EXERCISE TASK: Below this line is a listing that includes pictures. Copy exactly, and only, the lines from the one containing "Give me the" through the one containing "1.09, 4.15, 4.74];"; the pictures do not go in the copy.

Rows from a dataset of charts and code
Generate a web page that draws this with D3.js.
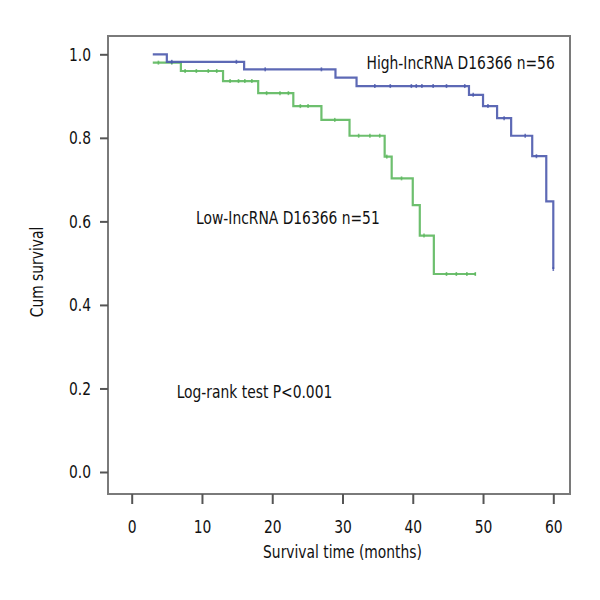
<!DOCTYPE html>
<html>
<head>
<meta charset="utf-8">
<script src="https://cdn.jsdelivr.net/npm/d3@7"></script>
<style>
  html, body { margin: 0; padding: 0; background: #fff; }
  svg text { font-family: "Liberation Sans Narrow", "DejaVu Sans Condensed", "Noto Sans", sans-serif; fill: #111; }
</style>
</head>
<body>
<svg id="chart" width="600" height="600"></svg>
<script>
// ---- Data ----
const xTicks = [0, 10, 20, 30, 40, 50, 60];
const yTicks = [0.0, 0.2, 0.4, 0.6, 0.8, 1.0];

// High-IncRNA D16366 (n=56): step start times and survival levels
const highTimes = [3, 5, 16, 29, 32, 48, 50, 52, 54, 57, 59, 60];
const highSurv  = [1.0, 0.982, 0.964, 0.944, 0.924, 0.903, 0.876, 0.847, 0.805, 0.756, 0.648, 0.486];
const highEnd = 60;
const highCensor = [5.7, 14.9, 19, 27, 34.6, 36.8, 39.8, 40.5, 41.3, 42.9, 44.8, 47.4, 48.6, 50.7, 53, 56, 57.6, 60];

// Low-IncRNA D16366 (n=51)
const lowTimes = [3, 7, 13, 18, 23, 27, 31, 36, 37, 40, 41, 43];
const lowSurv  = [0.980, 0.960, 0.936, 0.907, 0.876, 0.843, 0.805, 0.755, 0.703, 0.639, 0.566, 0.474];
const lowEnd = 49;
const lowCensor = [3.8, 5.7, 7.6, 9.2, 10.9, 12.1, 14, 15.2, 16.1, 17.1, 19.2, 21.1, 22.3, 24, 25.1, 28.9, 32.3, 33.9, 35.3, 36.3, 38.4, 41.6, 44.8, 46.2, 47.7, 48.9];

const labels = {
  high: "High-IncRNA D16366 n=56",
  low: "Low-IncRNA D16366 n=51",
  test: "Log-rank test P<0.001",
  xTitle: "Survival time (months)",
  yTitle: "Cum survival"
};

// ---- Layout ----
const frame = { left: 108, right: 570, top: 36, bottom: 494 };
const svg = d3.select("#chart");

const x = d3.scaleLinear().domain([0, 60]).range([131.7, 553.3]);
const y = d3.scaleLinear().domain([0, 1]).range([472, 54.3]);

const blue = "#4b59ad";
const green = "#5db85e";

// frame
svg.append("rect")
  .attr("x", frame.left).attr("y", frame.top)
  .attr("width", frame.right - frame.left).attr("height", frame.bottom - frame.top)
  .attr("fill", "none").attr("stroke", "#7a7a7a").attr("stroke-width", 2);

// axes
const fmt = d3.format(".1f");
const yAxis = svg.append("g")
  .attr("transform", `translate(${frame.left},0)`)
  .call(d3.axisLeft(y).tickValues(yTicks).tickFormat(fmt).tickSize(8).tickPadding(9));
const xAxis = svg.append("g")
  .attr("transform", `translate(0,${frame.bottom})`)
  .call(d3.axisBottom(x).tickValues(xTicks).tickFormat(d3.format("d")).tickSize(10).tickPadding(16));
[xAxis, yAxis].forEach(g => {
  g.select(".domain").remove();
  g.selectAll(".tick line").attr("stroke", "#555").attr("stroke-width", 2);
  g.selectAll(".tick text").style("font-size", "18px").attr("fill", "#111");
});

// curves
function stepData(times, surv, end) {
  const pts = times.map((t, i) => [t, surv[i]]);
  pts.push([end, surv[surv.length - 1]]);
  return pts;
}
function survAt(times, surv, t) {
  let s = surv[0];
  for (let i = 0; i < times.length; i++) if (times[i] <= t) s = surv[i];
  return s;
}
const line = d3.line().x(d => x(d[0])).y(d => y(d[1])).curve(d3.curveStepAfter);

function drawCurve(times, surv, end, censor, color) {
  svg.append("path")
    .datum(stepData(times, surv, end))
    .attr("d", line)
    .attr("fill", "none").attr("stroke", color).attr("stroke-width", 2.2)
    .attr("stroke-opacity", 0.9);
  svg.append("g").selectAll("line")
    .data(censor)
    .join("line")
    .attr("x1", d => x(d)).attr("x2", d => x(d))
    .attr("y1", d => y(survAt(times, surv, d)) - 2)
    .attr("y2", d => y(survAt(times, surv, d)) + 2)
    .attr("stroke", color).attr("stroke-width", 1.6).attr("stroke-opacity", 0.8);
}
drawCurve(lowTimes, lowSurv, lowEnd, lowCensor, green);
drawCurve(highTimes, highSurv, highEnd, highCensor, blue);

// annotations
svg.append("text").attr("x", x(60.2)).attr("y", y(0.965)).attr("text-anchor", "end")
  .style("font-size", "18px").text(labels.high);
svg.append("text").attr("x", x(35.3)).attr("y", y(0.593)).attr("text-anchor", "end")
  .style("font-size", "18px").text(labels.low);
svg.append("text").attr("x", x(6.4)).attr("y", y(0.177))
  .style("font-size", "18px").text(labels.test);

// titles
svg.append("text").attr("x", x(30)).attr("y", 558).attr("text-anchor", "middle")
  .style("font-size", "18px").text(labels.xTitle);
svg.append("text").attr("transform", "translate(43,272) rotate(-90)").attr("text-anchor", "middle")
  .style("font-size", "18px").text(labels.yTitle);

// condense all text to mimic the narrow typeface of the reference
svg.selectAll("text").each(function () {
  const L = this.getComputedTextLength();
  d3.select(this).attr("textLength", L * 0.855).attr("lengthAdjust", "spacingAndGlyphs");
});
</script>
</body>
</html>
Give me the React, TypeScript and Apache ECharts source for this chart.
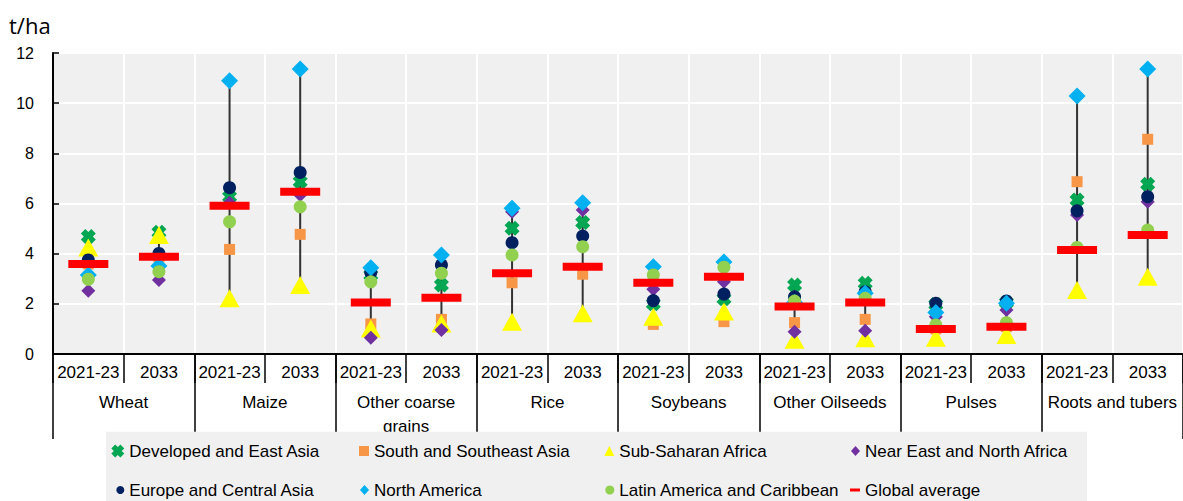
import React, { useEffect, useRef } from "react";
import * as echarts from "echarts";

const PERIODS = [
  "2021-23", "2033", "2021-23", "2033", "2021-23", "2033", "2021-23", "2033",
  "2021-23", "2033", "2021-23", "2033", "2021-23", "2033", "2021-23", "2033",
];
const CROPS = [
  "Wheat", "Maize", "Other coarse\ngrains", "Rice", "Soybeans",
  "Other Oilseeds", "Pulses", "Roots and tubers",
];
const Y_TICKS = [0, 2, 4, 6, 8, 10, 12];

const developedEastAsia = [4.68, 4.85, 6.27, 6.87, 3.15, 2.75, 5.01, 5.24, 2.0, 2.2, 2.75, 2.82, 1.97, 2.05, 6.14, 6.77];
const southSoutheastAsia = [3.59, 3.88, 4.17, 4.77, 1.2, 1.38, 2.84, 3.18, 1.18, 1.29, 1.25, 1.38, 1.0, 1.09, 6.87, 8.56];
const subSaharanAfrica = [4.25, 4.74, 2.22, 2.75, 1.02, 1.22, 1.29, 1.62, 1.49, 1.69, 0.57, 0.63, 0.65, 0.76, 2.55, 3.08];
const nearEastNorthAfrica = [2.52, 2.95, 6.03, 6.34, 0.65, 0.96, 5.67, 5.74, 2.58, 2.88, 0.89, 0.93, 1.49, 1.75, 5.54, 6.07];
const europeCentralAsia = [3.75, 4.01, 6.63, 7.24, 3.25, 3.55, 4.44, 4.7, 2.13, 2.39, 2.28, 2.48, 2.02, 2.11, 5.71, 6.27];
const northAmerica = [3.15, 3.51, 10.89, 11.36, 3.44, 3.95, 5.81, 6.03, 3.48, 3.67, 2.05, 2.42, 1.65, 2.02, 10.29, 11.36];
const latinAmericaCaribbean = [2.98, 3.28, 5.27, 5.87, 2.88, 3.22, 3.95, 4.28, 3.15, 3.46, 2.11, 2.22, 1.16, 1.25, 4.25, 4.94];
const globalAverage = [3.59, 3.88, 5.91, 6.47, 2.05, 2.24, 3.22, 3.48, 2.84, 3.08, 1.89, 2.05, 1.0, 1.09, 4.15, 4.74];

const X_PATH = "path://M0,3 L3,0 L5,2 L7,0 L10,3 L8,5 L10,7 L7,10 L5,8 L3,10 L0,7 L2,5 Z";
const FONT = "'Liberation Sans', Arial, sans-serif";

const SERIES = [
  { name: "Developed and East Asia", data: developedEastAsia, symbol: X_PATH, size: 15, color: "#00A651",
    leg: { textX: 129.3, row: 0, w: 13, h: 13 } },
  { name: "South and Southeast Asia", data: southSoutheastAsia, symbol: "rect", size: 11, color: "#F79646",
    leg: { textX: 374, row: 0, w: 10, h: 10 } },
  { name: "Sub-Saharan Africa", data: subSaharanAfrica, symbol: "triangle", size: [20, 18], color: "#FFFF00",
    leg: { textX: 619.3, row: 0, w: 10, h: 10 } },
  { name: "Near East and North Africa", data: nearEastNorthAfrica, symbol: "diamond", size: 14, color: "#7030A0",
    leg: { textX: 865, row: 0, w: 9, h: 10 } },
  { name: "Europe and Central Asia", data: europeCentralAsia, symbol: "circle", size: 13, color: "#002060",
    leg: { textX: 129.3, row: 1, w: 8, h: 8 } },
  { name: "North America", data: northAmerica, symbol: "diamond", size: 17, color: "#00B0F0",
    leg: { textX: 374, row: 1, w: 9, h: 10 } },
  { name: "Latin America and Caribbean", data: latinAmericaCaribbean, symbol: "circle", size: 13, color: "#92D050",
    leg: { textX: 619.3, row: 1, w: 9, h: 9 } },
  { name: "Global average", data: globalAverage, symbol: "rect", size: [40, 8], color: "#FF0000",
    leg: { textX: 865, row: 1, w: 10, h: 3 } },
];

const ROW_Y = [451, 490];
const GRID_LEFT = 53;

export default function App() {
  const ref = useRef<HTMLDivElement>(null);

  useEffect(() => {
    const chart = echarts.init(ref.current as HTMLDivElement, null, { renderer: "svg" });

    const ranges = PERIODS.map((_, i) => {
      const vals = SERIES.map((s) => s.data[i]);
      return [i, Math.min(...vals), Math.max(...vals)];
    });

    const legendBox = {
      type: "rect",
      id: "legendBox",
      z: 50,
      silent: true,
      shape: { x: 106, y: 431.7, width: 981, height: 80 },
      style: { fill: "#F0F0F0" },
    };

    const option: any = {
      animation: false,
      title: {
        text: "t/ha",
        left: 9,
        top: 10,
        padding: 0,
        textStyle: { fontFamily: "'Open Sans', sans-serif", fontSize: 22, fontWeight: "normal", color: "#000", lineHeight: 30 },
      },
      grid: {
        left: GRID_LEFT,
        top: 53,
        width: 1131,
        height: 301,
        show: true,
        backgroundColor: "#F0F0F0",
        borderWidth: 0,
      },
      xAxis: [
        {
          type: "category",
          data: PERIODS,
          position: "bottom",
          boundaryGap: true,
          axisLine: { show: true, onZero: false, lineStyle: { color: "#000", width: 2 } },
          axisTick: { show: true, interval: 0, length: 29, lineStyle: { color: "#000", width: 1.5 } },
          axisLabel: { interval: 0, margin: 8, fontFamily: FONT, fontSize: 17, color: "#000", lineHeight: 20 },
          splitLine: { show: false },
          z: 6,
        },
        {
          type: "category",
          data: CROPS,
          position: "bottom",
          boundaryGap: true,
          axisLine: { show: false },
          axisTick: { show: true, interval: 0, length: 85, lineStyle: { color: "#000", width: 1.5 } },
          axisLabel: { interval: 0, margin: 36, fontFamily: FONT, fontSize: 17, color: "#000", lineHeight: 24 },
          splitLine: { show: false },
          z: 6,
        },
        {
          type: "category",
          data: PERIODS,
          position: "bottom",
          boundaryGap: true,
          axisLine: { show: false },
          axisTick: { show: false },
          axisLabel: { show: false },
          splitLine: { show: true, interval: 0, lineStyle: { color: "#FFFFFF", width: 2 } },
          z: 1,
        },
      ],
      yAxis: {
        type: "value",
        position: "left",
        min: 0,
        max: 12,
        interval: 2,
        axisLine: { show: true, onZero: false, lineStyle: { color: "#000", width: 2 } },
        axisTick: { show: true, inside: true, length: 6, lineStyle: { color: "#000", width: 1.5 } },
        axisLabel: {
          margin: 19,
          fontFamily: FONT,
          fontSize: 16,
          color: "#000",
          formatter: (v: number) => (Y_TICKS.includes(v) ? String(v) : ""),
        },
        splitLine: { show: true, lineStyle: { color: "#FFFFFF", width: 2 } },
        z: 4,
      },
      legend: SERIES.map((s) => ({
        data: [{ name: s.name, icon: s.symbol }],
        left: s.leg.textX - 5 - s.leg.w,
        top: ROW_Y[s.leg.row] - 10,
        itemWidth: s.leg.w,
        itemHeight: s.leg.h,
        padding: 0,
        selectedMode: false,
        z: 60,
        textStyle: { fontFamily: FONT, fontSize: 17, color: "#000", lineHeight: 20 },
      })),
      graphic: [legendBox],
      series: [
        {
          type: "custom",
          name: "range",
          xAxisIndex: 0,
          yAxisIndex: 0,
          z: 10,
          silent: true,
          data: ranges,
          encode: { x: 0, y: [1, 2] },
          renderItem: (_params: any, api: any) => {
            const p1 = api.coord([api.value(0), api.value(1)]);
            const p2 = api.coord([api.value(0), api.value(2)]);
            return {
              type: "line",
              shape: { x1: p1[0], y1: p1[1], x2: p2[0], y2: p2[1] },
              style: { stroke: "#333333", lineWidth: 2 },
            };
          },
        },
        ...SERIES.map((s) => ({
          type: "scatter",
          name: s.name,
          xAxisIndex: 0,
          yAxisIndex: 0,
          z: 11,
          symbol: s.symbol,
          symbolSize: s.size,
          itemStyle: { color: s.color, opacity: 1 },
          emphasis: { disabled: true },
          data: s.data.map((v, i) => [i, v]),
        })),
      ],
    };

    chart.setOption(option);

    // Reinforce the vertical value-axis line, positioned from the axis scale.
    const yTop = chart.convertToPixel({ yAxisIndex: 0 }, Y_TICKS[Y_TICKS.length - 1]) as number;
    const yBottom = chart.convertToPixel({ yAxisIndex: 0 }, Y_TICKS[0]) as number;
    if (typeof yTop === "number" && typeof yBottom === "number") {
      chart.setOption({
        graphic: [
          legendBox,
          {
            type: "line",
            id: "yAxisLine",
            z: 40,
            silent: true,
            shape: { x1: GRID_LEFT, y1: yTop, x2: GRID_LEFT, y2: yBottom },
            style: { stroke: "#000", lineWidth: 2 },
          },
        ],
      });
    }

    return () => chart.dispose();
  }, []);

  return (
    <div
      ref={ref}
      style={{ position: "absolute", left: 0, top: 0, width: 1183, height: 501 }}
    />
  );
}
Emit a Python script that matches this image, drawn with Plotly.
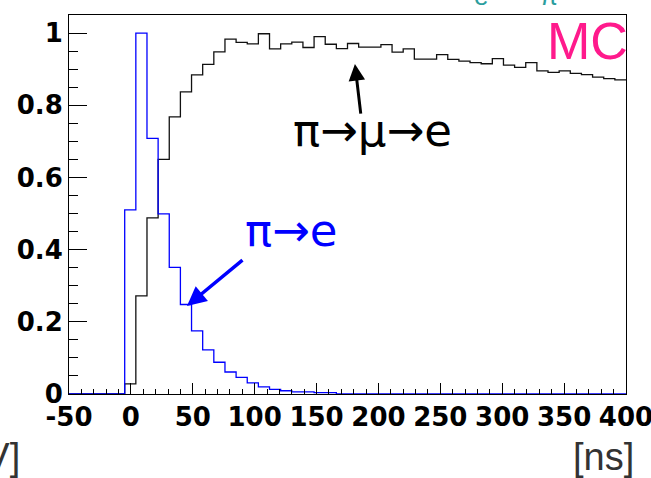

COMPLETE ANSWER:
Give me the React, TypeScript and Apache ECharts source for this chart.
import React, { useEffect, useRef } from "react";
import * as echarts from "echarts";

const PERIODS = [
  "2021-23", "2033", "2021-23", "2033", "2021-23", "2033", "2021-23", "2033",
  "2021-23", "2033", "2021-23", "2033", "2021-23", "2033", "2021-23", "2033",
];
const CROPS = [
  "Wheat", "Maize", "Other coarse\ngrains", "Rice", "Soybeans",
  "Other Oilseeds", "Pulses", "Roots and tubers",
];
const Y_TICKS = [0, 2, 4, 6, 8, 10, 12];

const developedEastAsia = [4.68, 4.85, 6.27, 6.87, 3.15, 2.75, 5.01, 5.24, 2.0, 2.2, 2.75, 2.82, 1.97, 2.05, 6.14, 6.77];
const southSoutheastAsia = [3.59, 3.88, 4.17, 4.77, 1.2, 1.38, 2.84, 3.18, 1.18, 1.29, 1.25, 1.38, 1.0, 1.09, 6.87, 8.56];
const subSaharanAfrica = [4.25, 4.74, 2.22, 2.75, 1.02, 1.22, 1.29, 1.62, 1.49, 1.69, 0.57, 0.63, 0.65, 0.76, 2.55, 3.08];
const nearEastNorthAfrica = [2.52, 2.95, 6.03, 6.34, 0.65, 0.96, 5.67, 5.74, 2.58, 2.88, 0.89, 0.93, 1.49, 1.75, 5.54, 6.07];
const europeCentralAsia = [3.75, 4.01, 6.63, 7.24, 3.25, 3.55, 4.44, 4.7, 2.13, 2.39, 2.28, 2.48, 2.02, 2.11, 5.71, 6.27];
const northAmerica = [3.15, 3.51, 10.89, 11.36, 3.44, 3.95, 5.81, 6.03, 3.48, 3.67, 2.05, 2.42, 1.65, 2.02, 10.29, 11.36];
const latinAmericaCaribbean = [2.98, 3.28, 5.27, 5.87, 2.88, 3.22, 3.95, 4.28, 3.15, 3.46, 2.11, 2.22, 1.16, 1.25, 4.25, 4.94];
const globalAverage = [3.59, 3.88, 5.91, 6.47, 2.05, 2.24, 3.22, 3.48, 2.84, 3.08, 1.89, 2.05, 1.0, 1.09, 4.15, 4.74];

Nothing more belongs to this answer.